In general, redeeming your American miles for a flight on a partner airline will cost you the same amount of miles as redeeming them for a flight on the carrier itself. However, you need to pay close attention to the fees and surcharges each individual airline imposes. For example, British Airways is notorious for adding on high surcharges, which are passed on to flyers who use American Airlines to book British Airways flights.
Even with these fees, there are some great redemption options available through American Airlines' extensive partner list.
However, not all partner award flights are available through aa.com — for some, you'll have to call a booking agent. Here’s the breakdown:
Redeem miles on AA.com
Air Tahiti Nui
China Southern Airlines
Beyond its Oneworld and other partners, you can also use AAdvantage miles to book JetBlue flights due to the airlines' Northeast Alliance partnership.
American’s partnerships can be especially valuable since these airlines offer some of the best premium flying experiences. Etihad, Japan Airlines, Cathay Pacific and others are all known for stellar first class service. Luckily, there are several sweet spots on American's award charts that offer several ways to get the most out of your AAdvantage miles.
3. Upgrade your seats
Another option for using your AAdvantage miles is to upgrade your seats on flights operated by American Airlines, American Eagle, British Airways or Iberia.

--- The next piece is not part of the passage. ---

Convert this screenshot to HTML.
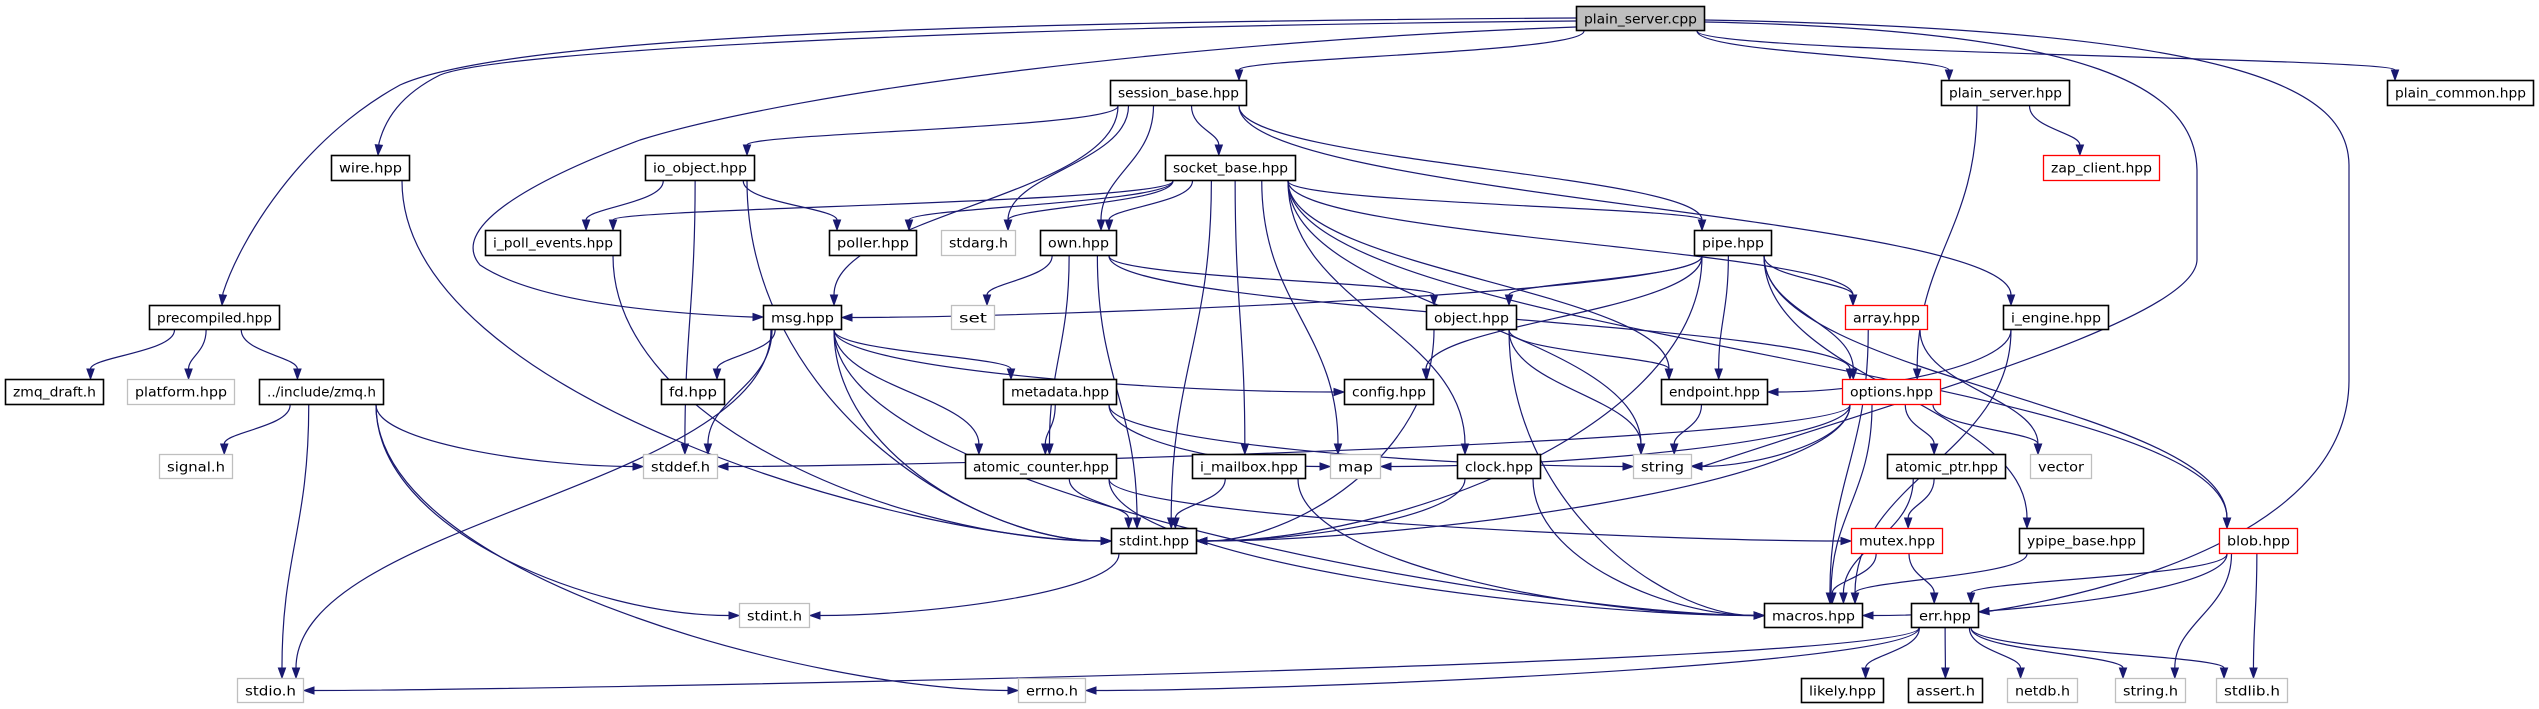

The number of miles you'll use depends on where you're traveling and which cabin you're upgrading from/to. It can range from 5,000 to 25,000 miles, with additional fees from $0-$550.

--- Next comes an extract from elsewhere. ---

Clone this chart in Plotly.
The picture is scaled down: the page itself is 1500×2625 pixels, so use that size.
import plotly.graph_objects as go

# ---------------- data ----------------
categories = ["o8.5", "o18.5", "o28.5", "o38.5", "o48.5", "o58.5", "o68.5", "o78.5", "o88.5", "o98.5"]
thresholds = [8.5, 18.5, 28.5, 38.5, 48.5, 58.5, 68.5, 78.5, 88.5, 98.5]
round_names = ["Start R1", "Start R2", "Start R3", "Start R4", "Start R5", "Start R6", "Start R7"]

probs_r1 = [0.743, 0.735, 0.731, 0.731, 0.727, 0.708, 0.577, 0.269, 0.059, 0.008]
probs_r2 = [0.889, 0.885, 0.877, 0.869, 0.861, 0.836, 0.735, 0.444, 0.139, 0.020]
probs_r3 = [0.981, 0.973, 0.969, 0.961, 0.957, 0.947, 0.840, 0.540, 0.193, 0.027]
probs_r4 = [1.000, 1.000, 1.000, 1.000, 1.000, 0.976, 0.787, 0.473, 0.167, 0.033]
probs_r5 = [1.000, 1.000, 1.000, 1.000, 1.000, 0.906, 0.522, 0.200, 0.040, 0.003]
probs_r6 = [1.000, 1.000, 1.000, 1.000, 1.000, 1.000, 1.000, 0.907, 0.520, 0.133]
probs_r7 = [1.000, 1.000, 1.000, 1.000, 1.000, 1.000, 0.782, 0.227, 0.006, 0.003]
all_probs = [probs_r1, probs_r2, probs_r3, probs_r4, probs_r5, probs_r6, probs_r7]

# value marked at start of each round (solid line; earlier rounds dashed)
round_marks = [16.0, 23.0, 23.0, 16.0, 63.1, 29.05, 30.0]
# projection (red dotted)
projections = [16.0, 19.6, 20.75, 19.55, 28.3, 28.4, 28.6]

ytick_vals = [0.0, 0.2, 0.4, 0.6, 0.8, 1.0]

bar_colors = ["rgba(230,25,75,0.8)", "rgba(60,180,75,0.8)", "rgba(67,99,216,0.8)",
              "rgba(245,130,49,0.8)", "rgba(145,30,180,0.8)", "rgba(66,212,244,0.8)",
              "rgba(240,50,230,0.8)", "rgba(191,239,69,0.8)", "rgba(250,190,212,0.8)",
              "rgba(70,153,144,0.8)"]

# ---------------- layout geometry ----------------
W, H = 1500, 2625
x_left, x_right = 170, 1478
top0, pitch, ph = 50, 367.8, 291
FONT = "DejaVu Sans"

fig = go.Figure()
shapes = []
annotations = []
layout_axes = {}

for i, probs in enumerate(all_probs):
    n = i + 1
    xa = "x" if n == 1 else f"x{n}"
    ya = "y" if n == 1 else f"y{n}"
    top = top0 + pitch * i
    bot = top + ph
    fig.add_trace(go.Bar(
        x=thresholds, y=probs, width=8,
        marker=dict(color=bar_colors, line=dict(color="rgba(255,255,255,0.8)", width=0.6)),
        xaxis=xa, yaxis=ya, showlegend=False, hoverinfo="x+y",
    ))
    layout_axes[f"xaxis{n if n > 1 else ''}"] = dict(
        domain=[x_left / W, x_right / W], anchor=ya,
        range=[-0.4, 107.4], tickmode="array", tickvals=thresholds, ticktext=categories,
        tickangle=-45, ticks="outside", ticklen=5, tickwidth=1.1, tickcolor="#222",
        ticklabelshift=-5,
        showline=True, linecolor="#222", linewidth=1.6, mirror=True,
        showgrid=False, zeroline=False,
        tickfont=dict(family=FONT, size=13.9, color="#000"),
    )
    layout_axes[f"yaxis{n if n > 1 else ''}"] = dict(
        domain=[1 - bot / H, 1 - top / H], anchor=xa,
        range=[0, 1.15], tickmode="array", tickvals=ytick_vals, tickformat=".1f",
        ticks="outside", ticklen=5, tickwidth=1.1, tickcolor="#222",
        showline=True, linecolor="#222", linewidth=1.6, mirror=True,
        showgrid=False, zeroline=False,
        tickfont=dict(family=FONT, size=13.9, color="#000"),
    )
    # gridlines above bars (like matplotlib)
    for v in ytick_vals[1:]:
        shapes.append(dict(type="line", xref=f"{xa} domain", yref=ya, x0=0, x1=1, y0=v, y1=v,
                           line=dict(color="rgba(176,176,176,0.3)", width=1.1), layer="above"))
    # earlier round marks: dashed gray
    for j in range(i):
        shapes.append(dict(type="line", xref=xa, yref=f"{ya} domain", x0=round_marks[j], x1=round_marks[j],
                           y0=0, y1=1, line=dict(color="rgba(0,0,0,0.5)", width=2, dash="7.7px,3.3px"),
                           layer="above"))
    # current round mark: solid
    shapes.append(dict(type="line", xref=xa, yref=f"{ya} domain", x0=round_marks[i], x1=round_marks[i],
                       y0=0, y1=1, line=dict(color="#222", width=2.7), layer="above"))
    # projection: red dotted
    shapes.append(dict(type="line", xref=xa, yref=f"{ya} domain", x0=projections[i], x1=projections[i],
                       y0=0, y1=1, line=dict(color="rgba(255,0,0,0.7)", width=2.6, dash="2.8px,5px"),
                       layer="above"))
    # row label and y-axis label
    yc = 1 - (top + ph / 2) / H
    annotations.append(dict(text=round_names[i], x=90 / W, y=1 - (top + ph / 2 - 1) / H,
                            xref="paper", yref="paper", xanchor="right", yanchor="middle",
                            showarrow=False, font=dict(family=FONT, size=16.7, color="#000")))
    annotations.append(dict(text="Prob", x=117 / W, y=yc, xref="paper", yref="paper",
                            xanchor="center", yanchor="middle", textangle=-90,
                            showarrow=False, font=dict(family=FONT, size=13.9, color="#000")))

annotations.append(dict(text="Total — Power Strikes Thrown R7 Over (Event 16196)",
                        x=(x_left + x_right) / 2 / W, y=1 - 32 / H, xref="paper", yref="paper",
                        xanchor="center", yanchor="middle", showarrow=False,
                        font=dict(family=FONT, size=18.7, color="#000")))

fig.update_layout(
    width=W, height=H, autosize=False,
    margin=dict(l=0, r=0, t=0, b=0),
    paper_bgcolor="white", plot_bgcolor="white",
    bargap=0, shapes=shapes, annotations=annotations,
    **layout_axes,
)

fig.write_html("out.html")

While this usually isn't the best value for your miles, it can be useful in certain situations, especially for elite status members.
» Learn more: How AAdvantage elite status could work for you
4. Redeem AAdvantage miles for merchandise, other travel and more
Beyond flights, there are many ways to use your AAdvantage miles. However, the redemption value of these options will almost always be less than redeeming your AAdvantage miles for award flights, so they are hardly ever worth it.
Even so, for the right circumstance, your AAdvantage miles can be redeemed for other travel expenses like rental cars, hotels or vacation packages. You can also buy or renew an Admirals Club membership with miles, as well as buy physical products like magazines, newspapers or gift cards through points.com.
Maybe you've moved to a city served by an airport that doesn't operate American Airlines flights. Perhaps you can no longer fly or medical reasons. In those cases, redeeming your miles for "stuff" like magazines and gift cards might be worth it. If you're feeling generous, you can also donate your miles to charity. While maximizing your miles is generally a great goal, not every redemption you pursue has to solely maximize value. If you're sitting on more points than you know what to do with or want to empty your account, these last-resort redemptions may be worth considering.
Final thoughts on redeeming American Airlines miles
You now know better how to use AAdvantage miles. These miles are flexible and can score you some great award tickets on both American and its partner airlines. Any other use will seriously devalue your miles, so award flights are the way to go with this loyalty program.
Just be sure to book far in advance to be able to catch a seat that will get the most value out of your miles.